> [SHORT PROBLEM] Render the material again word for word, skipping the pictures in it.

> [DATA]
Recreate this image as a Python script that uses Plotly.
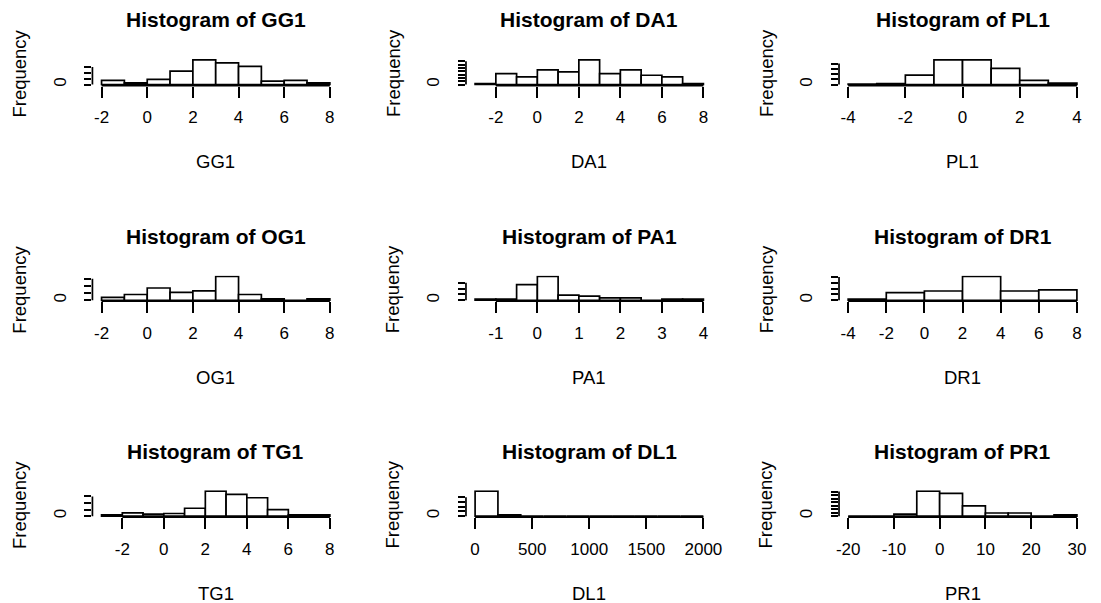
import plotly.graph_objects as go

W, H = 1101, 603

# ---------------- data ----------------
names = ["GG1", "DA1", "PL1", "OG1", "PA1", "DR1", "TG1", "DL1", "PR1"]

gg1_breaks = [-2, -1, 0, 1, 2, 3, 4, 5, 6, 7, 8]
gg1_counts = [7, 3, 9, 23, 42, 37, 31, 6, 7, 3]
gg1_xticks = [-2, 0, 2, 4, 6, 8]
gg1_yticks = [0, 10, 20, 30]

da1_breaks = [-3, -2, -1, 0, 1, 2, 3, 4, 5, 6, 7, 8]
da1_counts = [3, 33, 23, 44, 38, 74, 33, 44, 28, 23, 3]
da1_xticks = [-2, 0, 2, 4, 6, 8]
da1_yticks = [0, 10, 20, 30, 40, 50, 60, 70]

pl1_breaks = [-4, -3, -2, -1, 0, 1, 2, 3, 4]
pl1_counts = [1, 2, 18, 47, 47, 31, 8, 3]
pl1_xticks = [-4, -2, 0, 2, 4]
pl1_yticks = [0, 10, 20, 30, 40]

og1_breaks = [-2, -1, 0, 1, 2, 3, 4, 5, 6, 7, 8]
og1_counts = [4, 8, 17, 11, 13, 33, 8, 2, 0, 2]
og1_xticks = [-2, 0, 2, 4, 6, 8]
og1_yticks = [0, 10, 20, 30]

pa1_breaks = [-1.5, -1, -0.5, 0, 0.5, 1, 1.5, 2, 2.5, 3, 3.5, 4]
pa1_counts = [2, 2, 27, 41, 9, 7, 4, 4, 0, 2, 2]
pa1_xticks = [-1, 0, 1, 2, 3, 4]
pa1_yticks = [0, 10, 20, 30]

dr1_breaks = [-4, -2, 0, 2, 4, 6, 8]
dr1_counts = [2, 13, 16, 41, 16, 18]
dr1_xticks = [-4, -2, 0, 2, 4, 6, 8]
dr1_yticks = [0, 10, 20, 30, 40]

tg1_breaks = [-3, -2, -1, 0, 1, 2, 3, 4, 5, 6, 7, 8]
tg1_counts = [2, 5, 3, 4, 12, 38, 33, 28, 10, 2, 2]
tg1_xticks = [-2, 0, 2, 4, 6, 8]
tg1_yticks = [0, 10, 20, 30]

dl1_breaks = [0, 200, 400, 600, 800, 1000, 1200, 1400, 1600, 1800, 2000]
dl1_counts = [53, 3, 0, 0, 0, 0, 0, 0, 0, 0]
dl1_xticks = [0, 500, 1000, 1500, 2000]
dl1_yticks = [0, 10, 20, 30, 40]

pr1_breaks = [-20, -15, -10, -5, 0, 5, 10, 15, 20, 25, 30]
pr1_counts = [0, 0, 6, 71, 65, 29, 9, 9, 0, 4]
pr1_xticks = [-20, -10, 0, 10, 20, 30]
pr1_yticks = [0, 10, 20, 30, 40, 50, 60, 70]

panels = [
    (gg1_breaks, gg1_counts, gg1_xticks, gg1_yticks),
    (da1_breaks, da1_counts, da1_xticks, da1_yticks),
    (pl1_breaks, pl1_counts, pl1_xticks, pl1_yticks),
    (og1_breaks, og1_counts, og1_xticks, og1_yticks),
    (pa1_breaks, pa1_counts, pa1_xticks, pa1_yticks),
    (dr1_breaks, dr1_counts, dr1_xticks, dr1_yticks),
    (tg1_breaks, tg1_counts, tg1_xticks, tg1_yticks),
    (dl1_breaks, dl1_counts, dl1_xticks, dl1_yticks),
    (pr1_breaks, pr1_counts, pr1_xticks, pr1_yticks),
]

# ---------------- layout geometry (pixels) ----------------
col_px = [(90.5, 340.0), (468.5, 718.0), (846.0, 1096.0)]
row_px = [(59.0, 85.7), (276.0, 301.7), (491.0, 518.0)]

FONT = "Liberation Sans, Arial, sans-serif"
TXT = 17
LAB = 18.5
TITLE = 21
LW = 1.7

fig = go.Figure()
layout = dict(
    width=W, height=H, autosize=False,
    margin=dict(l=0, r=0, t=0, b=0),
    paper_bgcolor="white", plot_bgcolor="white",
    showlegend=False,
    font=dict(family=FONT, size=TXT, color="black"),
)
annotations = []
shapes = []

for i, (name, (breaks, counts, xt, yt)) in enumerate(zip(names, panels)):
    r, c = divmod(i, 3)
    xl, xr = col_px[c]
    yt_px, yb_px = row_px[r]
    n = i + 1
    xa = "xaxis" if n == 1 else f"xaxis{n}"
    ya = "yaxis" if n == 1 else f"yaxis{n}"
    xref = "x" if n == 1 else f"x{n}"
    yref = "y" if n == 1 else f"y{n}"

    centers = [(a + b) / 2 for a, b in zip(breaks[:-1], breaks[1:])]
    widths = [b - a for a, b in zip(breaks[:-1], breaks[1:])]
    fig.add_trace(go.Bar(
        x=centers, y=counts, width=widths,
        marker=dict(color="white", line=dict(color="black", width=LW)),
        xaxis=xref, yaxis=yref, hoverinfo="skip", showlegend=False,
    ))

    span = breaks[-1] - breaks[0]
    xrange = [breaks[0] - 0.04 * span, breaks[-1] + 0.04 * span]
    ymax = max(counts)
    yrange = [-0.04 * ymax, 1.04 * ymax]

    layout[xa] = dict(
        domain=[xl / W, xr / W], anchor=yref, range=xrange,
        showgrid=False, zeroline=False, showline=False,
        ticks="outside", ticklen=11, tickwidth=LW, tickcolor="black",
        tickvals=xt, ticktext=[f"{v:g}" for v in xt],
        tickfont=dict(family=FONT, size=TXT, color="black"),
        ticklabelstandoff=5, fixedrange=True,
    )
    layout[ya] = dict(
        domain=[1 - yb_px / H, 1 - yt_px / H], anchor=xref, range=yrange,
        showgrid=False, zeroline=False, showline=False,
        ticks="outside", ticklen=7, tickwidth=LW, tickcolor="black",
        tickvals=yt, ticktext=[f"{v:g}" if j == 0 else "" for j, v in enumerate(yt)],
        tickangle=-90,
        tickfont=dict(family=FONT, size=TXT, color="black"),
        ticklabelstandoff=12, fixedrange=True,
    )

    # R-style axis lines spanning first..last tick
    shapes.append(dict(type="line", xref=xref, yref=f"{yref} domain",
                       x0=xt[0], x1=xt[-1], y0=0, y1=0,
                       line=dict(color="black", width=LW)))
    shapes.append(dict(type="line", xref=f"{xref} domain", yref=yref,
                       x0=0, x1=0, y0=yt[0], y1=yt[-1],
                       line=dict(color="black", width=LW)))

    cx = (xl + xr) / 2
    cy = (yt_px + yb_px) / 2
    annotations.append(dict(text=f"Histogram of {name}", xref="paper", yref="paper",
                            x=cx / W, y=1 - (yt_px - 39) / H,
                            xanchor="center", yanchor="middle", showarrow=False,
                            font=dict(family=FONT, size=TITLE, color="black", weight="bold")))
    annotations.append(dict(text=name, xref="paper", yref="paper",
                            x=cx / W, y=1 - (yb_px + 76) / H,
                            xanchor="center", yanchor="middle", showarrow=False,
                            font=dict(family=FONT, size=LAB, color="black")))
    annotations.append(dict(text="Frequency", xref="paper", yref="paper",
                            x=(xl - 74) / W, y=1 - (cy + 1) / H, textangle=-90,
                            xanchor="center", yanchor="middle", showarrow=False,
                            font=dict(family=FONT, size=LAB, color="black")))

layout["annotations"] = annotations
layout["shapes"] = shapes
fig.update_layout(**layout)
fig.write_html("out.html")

> [RESPONSE BELOW]
Recreate this image as a Python script that uses Plotly.
import plotly.graph_objects as go

W, H = 1101, 603

# ---------------- data ----------------
names = ["GG1", "DA1", "PL1", "OG1", "PA1", "DR1", "TG1", "DL1", "PR1"]

gg1_breaks = [-2, -1, 0, 1, 2, 3, 4, 5, 6, 7, 8]
gg1_counts = [7, 3, 9, 23, 42, 37, 31, 6, 7, 3]
gg1_xticks = [-2, 0, 2, 4, 6, 8]
gg1_yticks = [0, 10, 20, 30]

da1_breaks = [-3, -2, -1, 0, 1, 2, 3, 4, 5, 6, 7, 8]
da1_counts = [3, 33, 23, 44, 38, 74, 33, 44, 28, 23, 3]
da1_xticks = [-2, 0, 2, 4, 6, 8]
da1_yticks = [0, 10, 20, 30, 40, 50, 60, 70]

pl1_breaks = [-4, -3, -2, -1, 0, 1, 2, 3, 4]
pl1_counts = [1, 2, 18, 47, 47, 31, 8, 3]
pl1_xticks = [-4, -2, 0, 2, 4]
pl1_yticks = [0, 10, 20, 30, 40]

og1_breaks = [-2, -1, 0, 1, 2, 3, 4, 5, 6, 7, 8]
og1_counts = [4, 8, 17, 11, 13, 33, 8, 2, 0, 2]
og1_xticks = [-2, 0, 2, 4, 6, 8]
og1_yticks = [0, 10, 20, 30]

pa1_breaks = [-1.5, -1, -0.5, 0, 0.5, 1, 1.5, 2, 2.5, 3, 3.5, 4]
pa1_counts = [2, 2, 27, 41, 9, 7, 4, 4, 0, 2, 2]
pa1_xticks = [-1, 0, 1, 2, 3, 4]
pa1_yticks = [0, 10, 20, 30]

dr1_breaks = [-4, -2, 0, 2, 4, 6, 8]
dr1_counts = [2, 13, 16, 41, 16, 18]
dr1_xticks = [-4, -2, 0, 2, 4, 6, 8]
dr1_yticks = [0, 10, 20, 30, 40]

tg1_breaks = [-3, -2, -1, 0, 1, 2, 3, 4, 5, 6, 7, 8]
tg1_counts = [2, 5, 3, 4, 12, 38, 33, 28, 10, 2, 2]
tg1_xticks = [-2, 0, 2, 4, 6, 8]
tg1_yticks = [0, 10, 20, 30]

dl1_breaks = [0, 200, 400, 600, 800, 1000, 1200, 1400, 1600, 1800, 2000]
dl1_counts = [53, 3, 0, 0, 0, 0, 0, 0, 0, 0]
dl1_xticks = [0, 500, 1000, 1500, 2000]
dl1_yticks = [0, 10, 20, 30, 40]

pr1_breaks = [-20, -15, -10, -5, 0, 5, 10, 15, 20, 25, 30]
pr1_counts = [0, 0, 6, 71, 65, 29, 9, 9, 0, 4]
pr1_xticks = [-20, -10, 0, 10, 20, 30]
pr1_yticks = [0, 10, 20, 30, 40, 50, 60, 70]

panels = [
    (gg1_breaks, gg1_counts, gg1_xticks, gg1_yticks),
    (da1_breaks, da1_counts, da1_xticks, da1_yticks),
    (pl1_breaks, pl1_counts, pl1_xticks, pl1_yticks),
    (og1_breaks, og1_counts, og1_xticks, og1_yticks),
    (pa1_breaks, pa1_counts, pa1_xticks, pa1_yticks),
    (dr1_breaks, dr1_counts, dr1_xticks, dr1_yticks),
    (tg1_breaks, tg1_counts, tg1_xticks, tg1_yticks),
    (dl1_breaks, dl1_counts, dl1_xticks, dl1_yticks),
    (pr1_breaks, pr1_counts, pr1_xticks, pr1_yticks),
]

# ---------------- layout geometry (pixels) ----------------
col_px = [(90.5, 340.0), (468.5, 718.0), (846.0, 1096.0)]
row_px = [(59.0, 85.7), (276.0, 301.7), (491.0, 518.0)]

FONT = "Liberation Sans, Arial, sans-serif"
TXT = 17
LAB = 18.5
TITLE = 21
LW = 1.7

fig = go.Figure()
layout = dict(
    width=W, height=H, autosize=False,
    margin=dict(l=0, r=0, t=0, b=0),
    paper_bgcolor="white", plot_bgcolor="white",
    showlegend=False,
    font=dict(family=FONT, size=TXT, color="black"),
)
annotations = []
shapes = []

for i, (name, (breaks, counts, xt, yt)) in enumerate(zip(names, panels)):
    r, c = divmod(i, 3)
    xl, xr = col_px[c]
    yt_px, yb_px = row_px[r]
    n = i + 1
    xa = "xaxis" if n == 1 else f"xaxis{n}"
    ya = "yaxis" if n == 1 else f"yaxis{n}"
    xref = "x" if n == 1 else f"x{n}"
    yref = "y" if n == 1 else f"y{n}"

    centers = [(a + b) / 2 for a, b in zip(breaks[:-1], breaks[1:])]
    widths = [b - a for a, b in zip(breaks[:-1], breaks[1:])]
    fig.add_trace(go.Bar(
        x=centers, y=counts, width=widths,
        marker=dict(color="white", line=dict(color="black", width=LW)),
        xaxis=xref, yaxis=yref, hoverinfo="skip", showlegend=False,
    ))

    span = breaks[-1] - breaks[0]
    xrange = [breaks[0] - 0.04 * span, breaks[-1] + 0.04 * span]
    ymax = max(counts)
    yrange = [-0.04 * ymax, 1.04 * ymax]

    layout[xa] = dict(
        domain=[xl / W, xr / W], anchor=yref, range=xrange,
        showgrid=False, zeroline=False, showline=False,
        ticks="outside", ticklen=11, tickwidth=LW, tickcolor="black",
        tickvals=xt, ticktext=[f"{v:g}" for v in xt],
        tickfont=dict(family=FONT, size=TXT, color="black"),
        ticklabelstandoff=5, fixedrange=True,
    )
    layout[ya] = dict(
        domain=[1 - yb_px / H, 1 - yt_px / H], anchor=xref, range=yrange,
        showgrid=False, zeroline=False, showline=False,
        ticks="outside", ticklen=7, tickwidth=LW, tickcolor="black",
        tickvals=yt, ticktext=[f"{v:g}" if j == 0 else "" for j, v in enumerate(yt)],
        tickangle=-90,
        tickfont=dict(family=FONT, size=TXT, color="black"),
        ticklabelstandoff=12, fixedrange=True,
    )

    # R-style axis lines spanning first..last tick
    shapes.append(dict(type="line", xref=xref, yref=f"{yref} domain",
                       x0=xt[0], x1=xt[-1], y0=0, y1=0,
                       line=dict(color="black", width=LW)))
    shapes.append(dict(type="line", xref=f"{xref} domain", yref=yref,
                       x0=0, x1=0, y0=yt[0], y1=yt[-1],
                       line=dict(color="black", width=LW)))

    cx = (xl + xr) / 2
    cy = (yt_px + yb_px) / 2
    annotations.append(dict(text=f"Histogram of {name}", xref="paper", yref="paper",
                            x=cx / W, y=1 - (yt_px - 39) / H,
                            xanchor="center", yanchor="middle", showarrow=False,
                            font=dict(family=FONT, size=TITLE, color="black", weight="bold")))
    annotations.append(dict(text=name, xref="paper", yref="paper",
                            x=cx / W, y=1 - (yb_px + 76) / H,
                            xanchor="center", yanchor="middle", showarrow=False,
                            font=dict(family=FONT, size=LAB, color="black")))
    annotations.append(dict(text="Frequency", xref="paper", yref="paper",
                            x=(xl - 74) / W, y=1 - (cy + 1) / H, textangle=-90,
                            xanchor="center", yanchor="middle", showarrow=False,
                            font=dict(family=FONT, size=LAB, color="black")))

layout["annotations"] = annotations
layout["shapes"] = shapes
fig.update_layout(**layout)
fig.write_html("out.html")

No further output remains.